La conférence de presse des avocats du barreau de Diyarbakir se tenait ce samedi 28 novembre en plein cœur de la vieille ville juste à côté de l’antique minaret, le symbole de la cité capitale du sud-est de la Turquie peuplé en majorité de Kurdes. «Les quatre piliers du minaret représentent les diverses religions de ce pays. Nous ne voulons plus d’accrochages et de violences en ce lieu historique, nous voulons la paix», martelait le bâtonnier Tahir Elçi, figure modérée de premier plan de la cause kurde. Ce furent ces dernières paroles.

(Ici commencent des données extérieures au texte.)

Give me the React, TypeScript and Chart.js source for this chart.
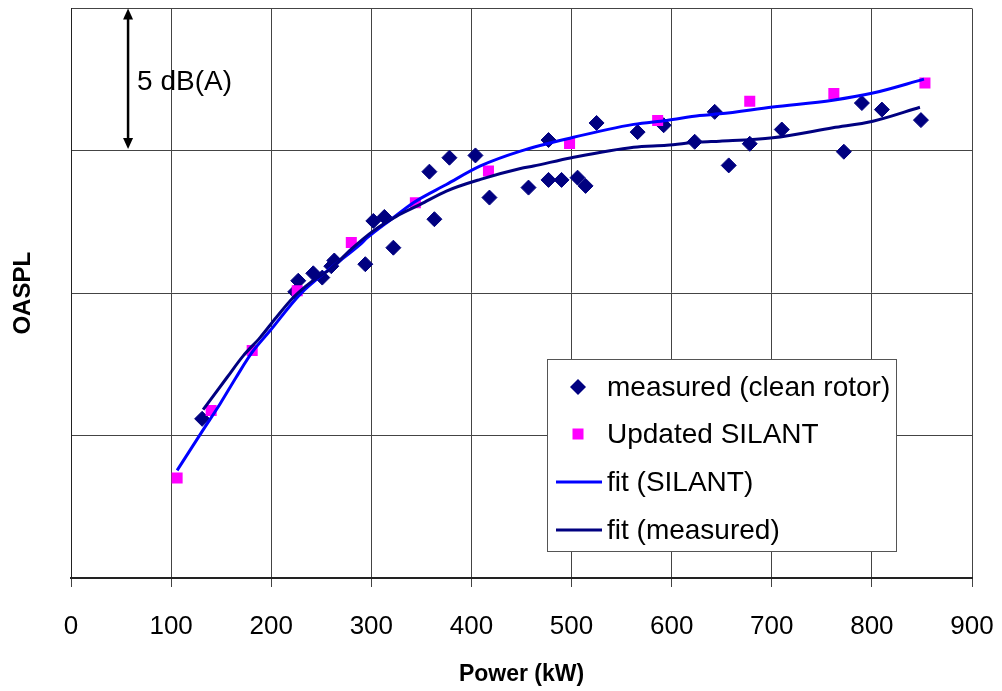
import React, { useEffect, useRef } from "react";
import { Chart, registerables } from "chart.js";

Chart.register(...registerables);

const FONT = 'Arial, "Liberation Sans", Helvetica, sans-serif';

// ---- data ----
const measuredX = [131, 224, 227, 242, 251, 260, 263, 294, 302, 313, 322, 358, 363, 378, 404, 418, 457, 477, 477, 490, 506, 514, 525, 566, 592, 623, 643, 657, 678, 710, 772, 790, 810, 849];
const measuredY = [5.59, 10.05, 10.44, 10.7, 10.55, 10.95, 11.15, 11.02, 12.54, 12.68, 11.6, 14.27, 12.6, 14.76, 14.84, 13.36, 13.71, 15.38, 13.98, 13.98, 14.06, 13.77, 15.98, 15.66, 15.9, 15.32, 16.37, 14.49, 15.25, 15.75, 14.97, 16.68, 16.45, 16.08];

const silantX = [106, 140, 181, 226, 280, 344, 417, 498, 586, 678, 762, 853];
const silantY = [3.51, 5.88, 7.99, 10.09, 11.78, 13.18, 14.29, 15.26, 16.07, 16.74, 17.01, 17.38];

const fitSilantX = [106, 131, 149, 165, 181, 199, 229, 260, 289, 296, 320, 342, 375, 409, 449, 500, 562, 595, 628, 648, 701, 761, 801, 852];
const fitSilantY = [3.78, 5.15, 6.12, 7.05, 7.93, 8.69, 9.97, 10.9, 11.72, 11.95, 12.6, 13.18, 13.82, 14.47, 14.99, 15.46, 15.93, 16.07, 16.24, 16.3, 16.54, 16.78, 17.03, 17.52];

const fitMeasX = [132, 156, 172, 189, 205, 222, 240, 259, 280, 302, 325, 349, 375, 409, 449, 462, 500, 562, 595, 628, 648, 701, 761, 801, 848];
const fitMeasY = [5.91, 7.05, 7.8, 8.45, 9.15, 9.85, 10.4, 10.85, 11.55, 12.19, 12.7, 13.12, 13.59, 14.0, 14.38, 14.47, 14.76, 15.13, 15.2, 15.31, 15.34, 15.46, 15.81, 16.04, 16.53];

const seriesLabels = ["measured (clean rotor)", "Updated SILANT", "fit (SILANT)", "fit (measured)"];
const xAxisTitle = "Power (kW)";
const yAxisTitle = "OASPL";
const xMin = 0, xMax = 900, xStep = 100;
const yMin = 0, yMax = 20, yStep = 5;

const annotationText = "5 dB(A)";
const arrowX = 57;
const arrowFrom = 15;
const arrowTo = 20;

const NAVY = "#000080";
const PINK = "#FF00FF";
const BLUE = "#0000FF";

const toPts = (xs: number[], ys: number[]) => xs.map((x, i) => ({ x, y: ys[i] }));

const overlayPlugin = {
  id: "overlay",
  afterDraw(chart: any) {
    const ctx = chart.ctx as CanvasRenderingContext2D;
    const xs = chart.scales.x;
    const ys = chart.scales.y;
    // arrow annotation
    const ax = xs.getPixelForValue(arrowX);
    const yTop = ys.getPixelForValue(arrowTo);
    const yBot = ys.getPixelForValue(arrowFrom);
    ctx.save();
    ctx.strokeStyle = "#000";
    ctx.fillStyle = "#000";
    ctx.lineWidth = 2.5;
    ctx.beginPath();
    ctx.moveTo(ax, yTop + 6);
    ctx.lineTo(ax, yBot - 6);
    ctx.stroke();
    ctx.beginPath();
    ctx.moveTo(ax, yTop);
    ctx.lineTo(ax - 5, yTop + 11);
    ctx.lineTo(ax + 5, yTop + 11);
    ctx.closePath();
    ctx.fill();
    ctx.beginPath();
    ctx.moveTo(ax, yBot - 2);
    ctx.lineTo(ax - 5, yBot - 13);
    ctx.lineTo(ax + 5, yBot - 13);
    ctx.closePath();
    ctx.fill();
    ctx.font = `28px ${FONT}`;
    ctx.textBaseline = "middle";
    ctx.textAlign = "left";
    ctx.fillText(annotationText, ax + 9, (yTop + yBot) / 2 + 3);

    // legend box
    const lx = 547, ly = 359, lw = 349, lh = 192;
    ctx.fillStyle = "#fff";
    ctx.fillRect(lx, ly, lw, lh);
    ctx.strokeStyle = "#555";
    ctx.lineWidth = 1;
    ctx.strokeRect(lx + 0.5, ly + 0.5, lw, lh);
    const rows = [387, 434, 482, 530];
    const symX = 578;
    ctx.font = `28px ${FONT}`;
    ctx.textBaseline = "middle";
    // diamond
    ctx.fillStyle = NAVY;
    ctx.beginPath();
    ctx.moveTo(symX, rows[0] - 8);
    ctx.lineTo(symX + 8, rows[0]);
    ctx.lineTo(symX, rows[0] + 8);
    ctx.lineTo(symX - 8, rows[0]);
    ctx.closePath();
    ctx.fill();
    // square
    ctx.fillStyle = PINK;
    ctx.fillRect(symX - 5.5, rows[1] - 5.5, 11, 11);
    // lines
    ctx.lineWidth = 3;
    ctx.strokeStyle = BLUE;
    ctx.beginPath();
    ctx.moveTo(556, rows[2]);
    ctx.lineTo(602, rows[2]);
    ctx.stroke();
    ctx.strokeStyle = NAVY;
    ctx.beginPath();
    ctx.moveTo(556, rows[3]);
    ctx.lineTo(602, rows[3]);
    ctx.stroke();
    ctx.fillStyle = "#000";
    seriesLabels.forEach((t, i) => ctx.fillText(t, 607, rows[i] + 1));
    ctx.restore();
  },
};

export default function App() {
  const ref = useRef<HTMLCanvasElement | null>(null);
  useEffect(() => {
    if (!ref.current) return;
    const chart = new Chart(ref.current, {
      type: "scatter",
      data: {
        datasets: [
          {
            label: seriesLabels[3],
            data: toPts(fitMeasX, fitMeasY),
            showLine: true,
            borderColor: NAVY,
            borderWidth: 3,
            pointRadius: 0,
            cubicInterpolationMode: "monotone",
            order: 1,
          },
          {
            label: seriesLabels[2],
            data: toPts(fitSilantX, fitSilantY),
            showLine: true,
            borderColor: BLUE,
            borderWidth: 3,
            pointRadius: 0,
            cubicInterpolationMode: "monotone",
            order: 2,
          },
          {
            label: seriesLabels[1],
            data: toPts(silantX, silantY),
            pointStyle: "rect",
            pointRadius: 7.8,
            backgroundColor: PINK,
            borderColor: PINK,
            borderWidth: 0,
            order: 3,
          },
          {
            label: seriesLabels[0],
            data: toPts(measuredX, measuredY),
            pointStyle: "rectRot",
            pointRadius: 7.5,
            backgroundColor: NAVY,
            borderColor: NAVY,
            borderWidth: 1,
            order: 4,
          },
        ],
      } as any,
      options: {
        animation: false,
        responsive: false,
        devicePixelRatio: 1,
        layout: { padding: { top: 7, right: 30, bottom: 0, left: 0 } },
        plugins: { legend: { display: false }, tooltip: { enabled: false } },
        scales: {
          x: {
            type: "linear",
            min: xMin,
            max: xMax,
            ticks: {
              stepSize: xStep,
              color: "#000",
              font: { family: FONT, size: 26 },
              padding: 24,
              maxRotation: 0,
              autoSkip: false,
            },
            grid: { color: "#444", lineWidth: 1, drawTicks: true, tickLength: 9, tickColor: "#444" },
            border: { color: "#222", width: 2 },
            title: {
              display: true,
              text: xAxisTitle,
              color: "#000",
              font: { family: FONT, size: 23, weight: "bold" },
              padding: { top: 0, bottom: 3 },
            },
            afterFit: (s: any) => {
              s.height = 113;
              s.paddingLeft = 0;
              s.paddingRight = 0;
            },
          },
          y: {
            type: "linear",
            min: yMin,
            max: yMax,
            ticks: { stepSize: yStep, display: false },
            grid: { color: "#444", lineWidth: 1, drawTicks: false },
            border: { color: "#222", width: 1 },
            title: {
              display: true,
              text: yAxisTitle,
              color: "#000",
              font: { family: FONT, size: 24, weight: "bold" },
              padding: { top: 9, bottom: 0 },
            },
            afterFit: (s: any) => {
              s.width = 71;
              s.paddingTop = 0;
              s.paddingBottom = 0;
            },
          },
        },
      } as any,
      plugins: [overlayPlugin],
    });
    return () => chart.destroy();
  }, []);
  return (
    <div style={{ position: "fixed", left: 0, top: 0, width: 1002, height: 691, background: "#fff" }}>
      <canvas ref={ref} width={1002} height={691} style={{ display: "block" }} />
    </div>
  );
}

Il était un peu plus de 11 heures locales quand la fusillade éclata. Les caméras de sécurité ainsi que celles des chaînes de télévision ont filmé de bout en bout l’assassinat. Deux assaillants armés descendent d’un taxi au coin de la rue, commencent à tirer sur les policiers qui ripostent dans la confusion. Un policier est tué, un autre grièvement blessé et il décédera peu après. Tahir Elçi est atteint d’une balle en pleine tête . Les tueurs prennent la fuite. Dès l’annonce du meurtre, le pays est sous le choc car, depuis des années, cet avocat pénaliste, né en 1966 à Cizré, bastion du nationalisme kurde, incarnait le combat pour la justice. Il avait gagné plusieurs procès devant la Cour européenne des droits de l’homme contre l’Etat turc. Dimanche, des dizaines de milliers de personnes confluaient à Diyarbakir pour ses funérailles.

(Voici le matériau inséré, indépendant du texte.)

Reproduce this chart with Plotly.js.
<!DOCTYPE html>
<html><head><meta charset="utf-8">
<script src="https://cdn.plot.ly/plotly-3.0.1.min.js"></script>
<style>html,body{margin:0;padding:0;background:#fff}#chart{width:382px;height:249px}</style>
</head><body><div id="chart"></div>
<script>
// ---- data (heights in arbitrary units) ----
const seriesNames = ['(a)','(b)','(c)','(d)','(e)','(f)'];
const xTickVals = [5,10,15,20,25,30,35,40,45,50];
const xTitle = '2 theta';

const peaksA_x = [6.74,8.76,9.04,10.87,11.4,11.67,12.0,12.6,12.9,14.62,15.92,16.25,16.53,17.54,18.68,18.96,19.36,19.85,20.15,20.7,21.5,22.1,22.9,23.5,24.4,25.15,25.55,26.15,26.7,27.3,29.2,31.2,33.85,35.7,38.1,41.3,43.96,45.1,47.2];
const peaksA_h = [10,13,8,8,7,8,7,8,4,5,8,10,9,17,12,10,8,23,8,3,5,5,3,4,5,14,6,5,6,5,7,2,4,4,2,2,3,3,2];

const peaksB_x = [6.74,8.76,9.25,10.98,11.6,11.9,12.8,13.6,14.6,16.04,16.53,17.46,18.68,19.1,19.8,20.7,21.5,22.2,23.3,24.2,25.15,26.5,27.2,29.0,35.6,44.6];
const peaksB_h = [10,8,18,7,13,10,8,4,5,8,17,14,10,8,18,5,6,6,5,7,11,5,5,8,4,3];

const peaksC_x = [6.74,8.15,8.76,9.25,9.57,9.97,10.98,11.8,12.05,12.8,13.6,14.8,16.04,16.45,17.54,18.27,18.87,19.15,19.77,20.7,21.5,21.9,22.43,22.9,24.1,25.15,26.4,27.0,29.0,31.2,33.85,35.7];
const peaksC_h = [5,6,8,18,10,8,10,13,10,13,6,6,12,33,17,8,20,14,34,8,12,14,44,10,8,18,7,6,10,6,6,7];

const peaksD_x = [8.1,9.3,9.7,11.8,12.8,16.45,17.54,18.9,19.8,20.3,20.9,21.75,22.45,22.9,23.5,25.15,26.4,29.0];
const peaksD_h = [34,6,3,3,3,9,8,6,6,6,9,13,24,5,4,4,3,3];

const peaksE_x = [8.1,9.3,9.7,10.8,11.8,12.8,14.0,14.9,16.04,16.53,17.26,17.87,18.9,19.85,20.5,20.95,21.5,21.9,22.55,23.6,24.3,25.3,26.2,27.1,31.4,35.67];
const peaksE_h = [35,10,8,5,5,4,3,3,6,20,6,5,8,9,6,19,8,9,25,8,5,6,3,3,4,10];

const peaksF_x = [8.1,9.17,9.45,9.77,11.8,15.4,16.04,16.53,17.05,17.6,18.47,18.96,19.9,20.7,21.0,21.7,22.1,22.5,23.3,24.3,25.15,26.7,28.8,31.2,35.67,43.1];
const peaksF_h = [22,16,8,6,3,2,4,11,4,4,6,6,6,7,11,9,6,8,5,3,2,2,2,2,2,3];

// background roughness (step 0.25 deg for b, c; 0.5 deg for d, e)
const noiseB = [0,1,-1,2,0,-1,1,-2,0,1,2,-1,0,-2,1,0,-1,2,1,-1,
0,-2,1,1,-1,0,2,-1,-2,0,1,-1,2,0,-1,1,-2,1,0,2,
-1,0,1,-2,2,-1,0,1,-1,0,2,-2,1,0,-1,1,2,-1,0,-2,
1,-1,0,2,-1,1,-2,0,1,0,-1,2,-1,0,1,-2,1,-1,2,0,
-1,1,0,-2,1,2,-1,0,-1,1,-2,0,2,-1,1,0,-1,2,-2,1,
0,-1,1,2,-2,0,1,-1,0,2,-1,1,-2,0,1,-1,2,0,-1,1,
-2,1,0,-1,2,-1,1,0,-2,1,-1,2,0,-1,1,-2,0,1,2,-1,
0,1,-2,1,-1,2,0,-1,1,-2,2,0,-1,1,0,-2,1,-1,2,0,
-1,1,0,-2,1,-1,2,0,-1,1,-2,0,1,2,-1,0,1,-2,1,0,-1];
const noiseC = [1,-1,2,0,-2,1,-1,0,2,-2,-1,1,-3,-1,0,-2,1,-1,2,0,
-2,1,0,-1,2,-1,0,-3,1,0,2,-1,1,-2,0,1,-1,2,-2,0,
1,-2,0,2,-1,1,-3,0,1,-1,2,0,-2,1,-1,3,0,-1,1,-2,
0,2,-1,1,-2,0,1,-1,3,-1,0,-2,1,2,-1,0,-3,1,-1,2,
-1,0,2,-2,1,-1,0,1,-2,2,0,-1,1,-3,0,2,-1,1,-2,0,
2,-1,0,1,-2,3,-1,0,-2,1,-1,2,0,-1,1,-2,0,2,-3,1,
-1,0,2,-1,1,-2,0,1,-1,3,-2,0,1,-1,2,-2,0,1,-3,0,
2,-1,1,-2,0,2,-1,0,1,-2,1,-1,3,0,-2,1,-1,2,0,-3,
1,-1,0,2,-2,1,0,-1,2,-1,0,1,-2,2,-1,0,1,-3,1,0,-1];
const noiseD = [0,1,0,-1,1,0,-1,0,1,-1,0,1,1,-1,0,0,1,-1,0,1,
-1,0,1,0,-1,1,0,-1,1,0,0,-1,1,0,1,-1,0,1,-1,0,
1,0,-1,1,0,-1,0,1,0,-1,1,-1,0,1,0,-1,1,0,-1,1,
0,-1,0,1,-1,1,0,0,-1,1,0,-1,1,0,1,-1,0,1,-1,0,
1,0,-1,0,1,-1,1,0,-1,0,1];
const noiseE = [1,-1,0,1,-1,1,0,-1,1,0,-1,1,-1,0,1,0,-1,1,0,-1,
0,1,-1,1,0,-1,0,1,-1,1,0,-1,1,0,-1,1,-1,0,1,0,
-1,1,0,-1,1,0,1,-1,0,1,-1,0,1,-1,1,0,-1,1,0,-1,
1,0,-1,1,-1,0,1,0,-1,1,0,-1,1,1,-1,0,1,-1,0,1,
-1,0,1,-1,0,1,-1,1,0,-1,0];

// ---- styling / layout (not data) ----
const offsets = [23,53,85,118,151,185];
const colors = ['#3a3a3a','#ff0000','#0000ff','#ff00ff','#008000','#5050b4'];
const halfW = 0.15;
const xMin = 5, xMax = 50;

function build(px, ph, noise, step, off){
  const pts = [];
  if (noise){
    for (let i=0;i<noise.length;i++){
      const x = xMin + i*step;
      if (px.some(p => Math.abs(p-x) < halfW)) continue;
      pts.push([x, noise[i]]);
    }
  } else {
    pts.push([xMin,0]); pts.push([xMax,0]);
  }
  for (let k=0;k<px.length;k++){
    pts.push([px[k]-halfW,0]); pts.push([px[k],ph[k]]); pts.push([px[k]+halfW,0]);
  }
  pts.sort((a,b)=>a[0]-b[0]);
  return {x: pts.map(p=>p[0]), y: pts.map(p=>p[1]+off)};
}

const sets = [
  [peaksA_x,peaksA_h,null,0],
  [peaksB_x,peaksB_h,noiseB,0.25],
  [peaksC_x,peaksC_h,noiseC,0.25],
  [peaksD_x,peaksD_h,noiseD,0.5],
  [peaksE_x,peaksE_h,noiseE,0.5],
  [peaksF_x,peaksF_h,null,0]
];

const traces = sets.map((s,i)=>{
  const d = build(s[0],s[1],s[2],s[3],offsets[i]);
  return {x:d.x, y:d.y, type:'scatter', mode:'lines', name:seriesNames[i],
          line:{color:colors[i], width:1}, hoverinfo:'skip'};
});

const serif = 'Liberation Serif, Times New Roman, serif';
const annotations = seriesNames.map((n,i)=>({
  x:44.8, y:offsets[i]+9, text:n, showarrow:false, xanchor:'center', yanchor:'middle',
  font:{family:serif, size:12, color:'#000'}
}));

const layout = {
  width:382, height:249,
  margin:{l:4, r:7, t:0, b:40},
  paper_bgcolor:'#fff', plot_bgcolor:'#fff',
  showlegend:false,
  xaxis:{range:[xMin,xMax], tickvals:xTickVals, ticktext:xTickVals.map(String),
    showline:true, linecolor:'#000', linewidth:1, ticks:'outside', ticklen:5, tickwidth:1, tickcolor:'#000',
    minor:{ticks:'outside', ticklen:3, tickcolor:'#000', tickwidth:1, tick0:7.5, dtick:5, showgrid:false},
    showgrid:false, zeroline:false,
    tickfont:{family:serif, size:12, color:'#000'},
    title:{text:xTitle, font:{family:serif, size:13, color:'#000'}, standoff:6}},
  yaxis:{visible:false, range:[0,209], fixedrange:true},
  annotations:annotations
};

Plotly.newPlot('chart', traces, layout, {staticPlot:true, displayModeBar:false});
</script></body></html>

Démocratie. Le président islamo-conservateur Recep Tayyip Erdogan s’est déclaré «attristé par la mort de l’avocat» et a présenté ses condoléances à sa famille comme à celle des policiers. Les autorités affirment que «le bâtonnier a pu être pris entre deux feux», mais assurent par la voix du Premier ministre, Ahmet Davutoglu (membre de l’AKP, la formation d’Erdogan), que s’il s’agit d’un assassinat «toute la lumière serait faite». Ils laissent ainsi entendre que l’attaque serait l’œuvre des rebelles kurdes du PKK (Parti des travailleurs du Kurdistan) qui mènent la lutte armée contre Ankara depuis 1984. Les affrontements ont repris depuis juillet et l’interruption des pourparlers de paix.

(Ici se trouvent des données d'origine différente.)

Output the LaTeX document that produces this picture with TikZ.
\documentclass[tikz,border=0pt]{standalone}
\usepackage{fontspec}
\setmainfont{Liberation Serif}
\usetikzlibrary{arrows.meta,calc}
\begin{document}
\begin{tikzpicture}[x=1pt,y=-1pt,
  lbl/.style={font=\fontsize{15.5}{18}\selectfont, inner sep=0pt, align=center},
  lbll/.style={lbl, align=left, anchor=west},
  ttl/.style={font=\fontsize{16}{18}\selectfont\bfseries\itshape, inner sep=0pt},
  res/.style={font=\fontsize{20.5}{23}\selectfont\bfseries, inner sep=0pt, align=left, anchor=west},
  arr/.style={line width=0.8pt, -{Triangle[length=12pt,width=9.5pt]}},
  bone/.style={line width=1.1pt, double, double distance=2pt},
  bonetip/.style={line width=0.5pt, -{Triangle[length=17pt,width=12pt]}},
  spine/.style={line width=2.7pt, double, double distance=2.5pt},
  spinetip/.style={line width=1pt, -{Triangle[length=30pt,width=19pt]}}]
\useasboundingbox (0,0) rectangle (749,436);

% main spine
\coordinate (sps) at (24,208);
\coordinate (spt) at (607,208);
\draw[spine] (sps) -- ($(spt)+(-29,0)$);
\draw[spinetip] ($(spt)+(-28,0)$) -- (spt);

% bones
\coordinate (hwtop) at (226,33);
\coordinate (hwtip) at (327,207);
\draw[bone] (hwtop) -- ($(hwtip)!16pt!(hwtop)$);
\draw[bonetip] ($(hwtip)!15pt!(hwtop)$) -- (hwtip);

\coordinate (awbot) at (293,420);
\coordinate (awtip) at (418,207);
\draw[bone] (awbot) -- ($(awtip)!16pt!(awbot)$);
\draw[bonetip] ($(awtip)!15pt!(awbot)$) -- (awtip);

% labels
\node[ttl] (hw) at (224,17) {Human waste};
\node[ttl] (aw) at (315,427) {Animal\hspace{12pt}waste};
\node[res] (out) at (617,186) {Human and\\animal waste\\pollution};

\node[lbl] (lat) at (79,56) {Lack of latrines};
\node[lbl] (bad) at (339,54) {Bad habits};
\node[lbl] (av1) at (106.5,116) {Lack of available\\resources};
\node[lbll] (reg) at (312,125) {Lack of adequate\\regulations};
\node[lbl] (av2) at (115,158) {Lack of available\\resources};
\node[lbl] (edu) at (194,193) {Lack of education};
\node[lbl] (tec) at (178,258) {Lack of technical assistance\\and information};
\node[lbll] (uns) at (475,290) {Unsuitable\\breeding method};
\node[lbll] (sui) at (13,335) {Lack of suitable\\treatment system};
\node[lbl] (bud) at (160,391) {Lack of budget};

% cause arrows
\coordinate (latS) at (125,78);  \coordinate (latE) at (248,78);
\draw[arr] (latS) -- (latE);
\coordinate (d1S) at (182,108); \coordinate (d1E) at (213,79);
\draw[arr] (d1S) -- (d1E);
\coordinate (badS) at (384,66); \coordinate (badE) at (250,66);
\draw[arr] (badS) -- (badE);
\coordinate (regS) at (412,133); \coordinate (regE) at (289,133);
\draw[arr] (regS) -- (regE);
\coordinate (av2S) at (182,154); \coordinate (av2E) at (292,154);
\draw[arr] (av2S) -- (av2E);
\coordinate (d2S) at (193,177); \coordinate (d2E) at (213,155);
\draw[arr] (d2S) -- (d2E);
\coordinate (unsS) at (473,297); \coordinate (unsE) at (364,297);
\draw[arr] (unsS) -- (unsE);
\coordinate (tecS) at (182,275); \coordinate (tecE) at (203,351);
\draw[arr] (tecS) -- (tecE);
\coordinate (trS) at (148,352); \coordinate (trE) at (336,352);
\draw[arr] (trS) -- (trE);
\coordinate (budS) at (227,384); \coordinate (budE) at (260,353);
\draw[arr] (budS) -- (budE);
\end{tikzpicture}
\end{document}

«Tahir a été tué par l’Etat», rétorque Ahmet Elçi, son frère, qui comme tous les proches du bâtonnier, les organisations de défense des droits de l’homme et les partis d’opposition, ne croit pas à la piste du PKK. «C’est un assassinat programmé qui vise le combat pour le droit et la justice», a souligné la formation pro-kurde HDP (Parti démocratique des peuples) rappelant le rôle central de ce juriste dans le combat pour la démocratie. «Vous avez tué l’un des hommes de plus grande valeur de ce pays, la patience de notre peuple a des limites», a lancé Osman Baydemir, l’ancien maire de Diyarbakir. Tahir Elçi était en effet un combattant pour le droit respecté par tous, au-delà même du monde kurde pour ses engagements et son parler-vrai. Il n’hésitait pas à critiquer publiquement le PKK, notamment sa stratégie d’insurrections urbaines en interdisant aux forces de l’ordre l’entrée des quartiers qu’il contrôle dans les villes du Sud-Est où vivent la majorité des 15 millions de Kurdes du pays. Il estimait que cela ne faisait que creuser le fossé ethnique au sein de la société turque et alimentait l’escalade de la violence. Mais il n’hésitait pas non plus à clamer haut et fort que «le PKK n’est pas une organisation terroriste […] même si certaines de ses actions sont de caractère terroriste, mais un parti politique armé qui a le soutien des masses populaires».

«Hrant Dink». Ces propos tenus lors d’un débat télévisé le 14 octobre lui ont valu une inculpation pour «apologie du terrorisme par voie de presse» et il risquait jusqu’à sept ans et demi de prison. Il était désigné à la vindicte publique par les médias du régime. Editorialiste du quotidien Radikal, lui-même inculpé pour insulte au président, Cengiz Candar écrit : «ils ont tué Tahir Elçi presque exactement comme ils ont tué Hrant Dink», rappelant la figure du grand journaliste arménien abattu en janvier 2007 à Istanbul par un chômeur ultranationaliste manipulé par certains secteurs de services secrets.